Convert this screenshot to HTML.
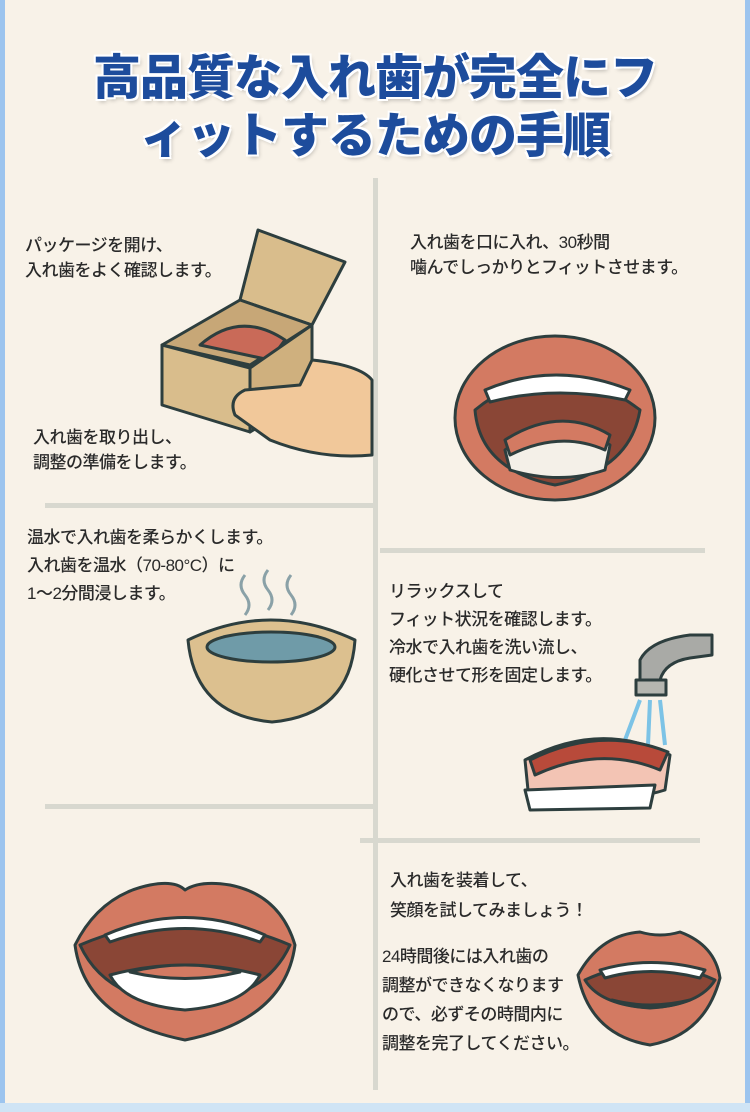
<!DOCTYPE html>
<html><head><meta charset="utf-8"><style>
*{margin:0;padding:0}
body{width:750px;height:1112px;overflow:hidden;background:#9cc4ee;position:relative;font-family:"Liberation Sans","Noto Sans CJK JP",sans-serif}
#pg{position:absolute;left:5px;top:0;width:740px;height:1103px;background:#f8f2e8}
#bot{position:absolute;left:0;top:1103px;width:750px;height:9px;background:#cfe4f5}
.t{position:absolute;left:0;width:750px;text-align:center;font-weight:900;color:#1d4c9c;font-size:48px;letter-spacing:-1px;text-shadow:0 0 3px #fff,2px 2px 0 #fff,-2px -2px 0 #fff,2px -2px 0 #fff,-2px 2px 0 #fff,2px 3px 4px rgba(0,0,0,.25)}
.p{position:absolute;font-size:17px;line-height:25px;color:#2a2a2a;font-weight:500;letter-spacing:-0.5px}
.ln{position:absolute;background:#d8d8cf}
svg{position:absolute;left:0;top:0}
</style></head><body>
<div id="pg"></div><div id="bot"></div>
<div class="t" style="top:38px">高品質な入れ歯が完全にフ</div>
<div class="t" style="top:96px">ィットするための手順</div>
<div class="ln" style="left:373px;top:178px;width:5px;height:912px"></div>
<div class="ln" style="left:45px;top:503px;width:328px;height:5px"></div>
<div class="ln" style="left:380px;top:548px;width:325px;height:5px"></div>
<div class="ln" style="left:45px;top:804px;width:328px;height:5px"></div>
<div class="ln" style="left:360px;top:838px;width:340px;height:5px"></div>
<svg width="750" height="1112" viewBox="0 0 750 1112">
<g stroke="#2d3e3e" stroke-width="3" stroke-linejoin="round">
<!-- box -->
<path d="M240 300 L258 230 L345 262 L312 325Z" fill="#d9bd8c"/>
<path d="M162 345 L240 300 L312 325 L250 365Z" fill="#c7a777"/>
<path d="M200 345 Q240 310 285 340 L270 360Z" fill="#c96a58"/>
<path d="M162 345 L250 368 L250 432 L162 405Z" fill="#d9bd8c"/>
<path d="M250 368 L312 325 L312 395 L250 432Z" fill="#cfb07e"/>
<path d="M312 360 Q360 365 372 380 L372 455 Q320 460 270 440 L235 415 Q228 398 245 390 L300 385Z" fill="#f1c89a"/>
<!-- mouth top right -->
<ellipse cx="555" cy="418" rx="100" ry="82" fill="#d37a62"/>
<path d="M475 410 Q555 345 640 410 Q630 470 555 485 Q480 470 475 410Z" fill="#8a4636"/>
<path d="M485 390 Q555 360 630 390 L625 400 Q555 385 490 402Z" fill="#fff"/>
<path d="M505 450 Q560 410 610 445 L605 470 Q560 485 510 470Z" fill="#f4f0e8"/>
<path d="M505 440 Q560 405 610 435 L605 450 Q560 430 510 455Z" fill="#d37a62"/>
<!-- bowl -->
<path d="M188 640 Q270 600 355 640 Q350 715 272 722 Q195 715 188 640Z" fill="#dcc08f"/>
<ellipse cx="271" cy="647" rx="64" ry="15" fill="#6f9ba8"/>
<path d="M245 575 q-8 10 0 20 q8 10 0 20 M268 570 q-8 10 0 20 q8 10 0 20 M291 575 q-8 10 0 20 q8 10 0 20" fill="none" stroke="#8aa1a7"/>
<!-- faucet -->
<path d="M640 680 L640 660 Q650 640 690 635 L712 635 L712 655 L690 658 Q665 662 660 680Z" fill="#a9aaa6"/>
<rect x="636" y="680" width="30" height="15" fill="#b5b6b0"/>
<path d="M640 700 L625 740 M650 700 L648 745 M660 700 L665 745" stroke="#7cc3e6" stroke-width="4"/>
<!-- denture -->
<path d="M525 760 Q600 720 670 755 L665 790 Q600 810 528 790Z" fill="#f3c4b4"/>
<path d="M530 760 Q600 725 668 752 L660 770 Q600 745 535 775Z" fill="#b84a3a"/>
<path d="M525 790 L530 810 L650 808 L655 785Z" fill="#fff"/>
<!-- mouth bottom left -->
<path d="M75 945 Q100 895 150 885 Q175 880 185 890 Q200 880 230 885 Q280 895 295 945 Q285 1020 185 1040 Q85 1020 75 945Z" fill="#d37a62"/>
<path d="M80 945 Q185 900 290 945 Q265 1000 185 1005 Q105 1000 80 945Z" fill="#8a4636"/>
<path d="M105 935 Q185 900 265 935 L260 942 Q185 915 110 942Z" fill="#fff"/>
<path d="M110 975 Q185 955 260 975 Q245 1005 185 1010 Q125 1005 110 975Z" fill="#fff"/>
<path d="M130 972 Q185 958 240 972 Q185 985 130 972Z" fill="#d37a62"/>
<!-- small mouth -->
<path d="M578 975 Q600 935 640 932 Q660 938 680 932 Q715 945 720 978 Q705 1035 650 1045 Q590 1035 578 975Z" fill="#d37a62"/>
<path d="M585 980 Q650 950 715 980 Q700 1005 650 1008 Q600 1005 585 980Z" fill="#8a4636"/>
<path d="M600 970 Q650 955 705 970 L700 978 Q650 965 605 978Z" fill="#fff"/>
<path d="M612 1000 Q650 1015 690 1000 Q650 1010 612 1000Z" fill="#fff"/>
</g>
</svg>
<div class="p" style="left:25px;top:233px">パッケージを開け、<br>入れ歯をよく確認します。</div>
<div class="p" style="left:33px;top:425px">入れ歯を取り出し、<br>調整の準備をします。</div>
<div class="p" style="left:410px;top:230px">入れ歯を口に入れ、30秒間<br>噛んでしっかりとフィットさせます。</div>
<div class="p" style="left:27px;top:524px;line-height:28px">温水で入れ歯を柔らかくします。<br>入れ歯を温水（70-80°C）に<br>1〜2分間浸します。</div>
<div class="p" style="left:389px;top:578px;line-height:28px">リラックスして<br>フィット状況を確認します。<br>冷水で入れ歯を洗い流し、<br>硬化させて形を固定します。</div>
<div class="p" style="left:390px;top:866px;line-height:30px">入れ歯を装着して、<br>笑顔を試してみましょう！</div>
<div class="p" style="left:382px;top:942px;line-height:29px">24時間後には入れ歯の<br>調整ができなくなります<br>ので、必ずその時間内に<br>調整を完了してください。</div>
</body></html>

********************

Challenge: Would you return the data exactly as written, without the pictures?

Exercise output:
Convert this screenshot to HTML.
<!DOCTYPE html>
<html><head><meta charset="utf-8"><style>
*{margin:0;padding:0}
body{width:750px;height:1112px;overflow:hidden;background:#9cc4ee;position:relative;font-family:"Liberation Sans","Noto Sans CJK JP",sans-serif}
#pg{position:absolute;left:5px;top:0;width:740px;height:1103px;background:#f8f2e8}
#bot{position:absolute;left:0;top:1103px;width:750px;height:9px;background:#cfe4f5}
.t{position:absolute;left:0;width:750px;text-align:center;font-weight:900;color:#1d4c9c;font-size:48px;letter-spacing:-1px;text-shadow:0 0 3px #fff,2px 2px 0 #fff,-2px -2px 0 #fff,2px -2px 0 #fff,-2px 2px 0 #fff,2px 3px 4px rgba(0,0,0,.25)}
.p{position:absolute;font-size:17px;line-height:25px;color:#2a2a2a;font-weight:500;letter-spacing:-0.5px}
.ln{position:absolute;background:#d8d8cf}
svg{position:absolute;left:0;top:0}
</style></head><body>
<div id="pg"></div><div id="bot"></div>
<div class="t" style="top:38px">高品質な入れ歯が完全にフ</div>
<div class="t" style="top:96px">ィットするための手順</div>
<div class="ln" style="left:373px;top:178px;width:5px;height:912px"></div>
<div class="ln" style="left:45px;top:503px;width:328px;height:5px"></div>
<div class="ln" style="left:380px;top:548px;width:325px;height:5px"></div>
<div class="ln" style="left:45px;top:804px;width:328px;height:5px"></div>
<div class="ln" style="left:360px;top:838px;width:340px;height:5px"></div>
<svg width="750" height="1112" viewBox="0 0 750 1112">
<g stroke="#2d3e3e" stroke-width="3" stroke-linejoin="round">
<!-- box -->
<path d="M240 300 L258 230 L345 262 L312 325Z" fill="#d9bd8c"/>
<path d="M162 345 L240 300 L312 325 L250 365Z" fill="#c7a777"/>
<path d="M200 345 Q240 310 285 340 L270 360Z" fill="#c96a58"/>
<path d="M162 345 L250 368 L250 432 L162 405Z" fill="#d9bd8c"/>
<path d="M250 368 L312 325 L312 395 L250 432Z" fill="#cfb07e"/>
<path d="M312 360 Q360 365 372 380 L372 455 Q320 460 270 440 L235 415 Q228 398 245 390 L300 385Z" fill="#f1c89a"/>
<!-- mouth top right -->
<ellipse cx="555" cy="418" rx="100" ry="82" fill="#d37a62"/>
<path d="M475 410 Q555 345 640 410 Q630 470 555 485 Q480 470 475 410Z" fill="#8a4636"/>
<path d="M485 390 Q555 360 630 390 L625 400 Q555 385 490 402Z" fill="#fff"/>
<path d="M505 450 Q560 410 610 445 L605 470 Q560 485 510 470Z" fill="#f4f0e8"/>
<path d="M505 440 Q560 405 610 435 L605 450 Q560 430 510 455Z" fill="#d37a62"/>
<!-- bowl -->
<path d="M188 640 Q270 600 355 640 Q350 715 272 722 Q195 715 188 640Z" fill="#dcc08f"/>
<ellipse cx="271" cy="647" rx="64" ry="15" fill="#6f9ba8"/>
<path d="M245 575 q-8 10 0 20 q8 10 0 20 M268 570 q-8 10 0 20 q8 10 0 20 M291 575 q-8 10 0 20 q8 10 0 20" fill="none" stroke="#8aa1a7"/>
<!-- faucet -->
<path d="M640 680 L640 660 Q650 640 690 635 L712 635 L712 655 L690 658 Q665 662 660 680Z" fill="#a9aaa6"/>
<rect x="636" y="680" width="30" height="15" fill="#b5b6b0"/>
<path d="M640 700 L625 740 M650 700 L648 745 M660 700 L665 745" stroke="#7cc3e6" stroke-width="4"/>
<!-- denture -->
<path d="M525 760 Q600 720 670 755 L665 790 Q600 810 528 790Z" fill="#f3c4b4"/>
<path d="M530 760 Q600 725 668 752 L660 770 Q600 745 535 775Z" fill="#b84a3a"/>
<path d="M525 790 L530 810 L650 808 L655 785Z" fill="#fff"/>
<!-- mouth bottom left -->
<path d="M75 945 Q100 895 150 885 Q175 880 185 890 Q200 880 230 885 Q280 895 295 945 Q285 1020 185 1040 Q85 1020 75 945Z" fill="#d37a62"/>
<path d="M80 945 Q185 900 290 945 Q265 1000 185 1005 Q105 1000 80 945Z" fill="#8a4636"/>
<path d="M105 935 Q185 900 265 935 L260 942 Q185 915 110 942Z" fill="#fff"/>
<path d="M110 975 Q185 955 260 975 Q245 1005 185 1010 Q125 1005 110 975Z" fill="#fff"/>
<path d="M130 972 Q185 958 240 972 Q185 985 130 972Z" fill="#d37a62"/>
<!-- small mouth -->
<path d="M578 975 Q600 935 640 932 Q660 938 680 932 Q715 945 720 978 Q705 1035 650 1045 Q590 1035 578 975Z" fill="#d37a62"/>
<path d="M585 980 Q650 950 715 980 Q700 1005 650 1008 Q600 1005 585 980Z" fill="#8a4636"/>
<path d="M600 970 Q650 955 705 970 L700 978 Q650 965 605 978Z" fill="#fff"/>
<path d="M612 1000 Q650 1015 690 1000 Q650 1010 612 1000Z" fill="#fff"/>
</g>
</svg>
<div class="p" style="left:25px;top:233px">パッケージを開け、<br>入れ歯をよく確認します。</div>
<div class="p" style="left:33px;top:425px">入れ歯を取り出し、<br>調整の準備をします。</div>
<div class="p" style="left:410px;top:230px">入れ歯を口に入れ、30秒間<br>噛んでしっかりとフィットさせます。</div>
<div class="p" style="left:27px;top:524px;line-height:28px">温水で入れ歯を柔らかくします。<br>入れ歯を温水（70-80°C）に<br>1〜2分間浸します。</div>
<div class="p" style="left:389px;top:578px;line-height:28px">リラックスして<br>フィット状況を確認します。<br>冷水で入れ歯を洗い流し、<br>硬化させて形を固定します。</div>
<div class="p" style="left:390px;top:866px;line-height:30px">入れ歯を装着して、<br>笑顔を試してみましょう！</div>
<div class="p" style="left:382px;top:942px;line-height:29px">24時間後には入れ歯の<br>調整ができなくなります<br>ので、必ずその時間内に<br>調整を完了してください。</div>
</body></html>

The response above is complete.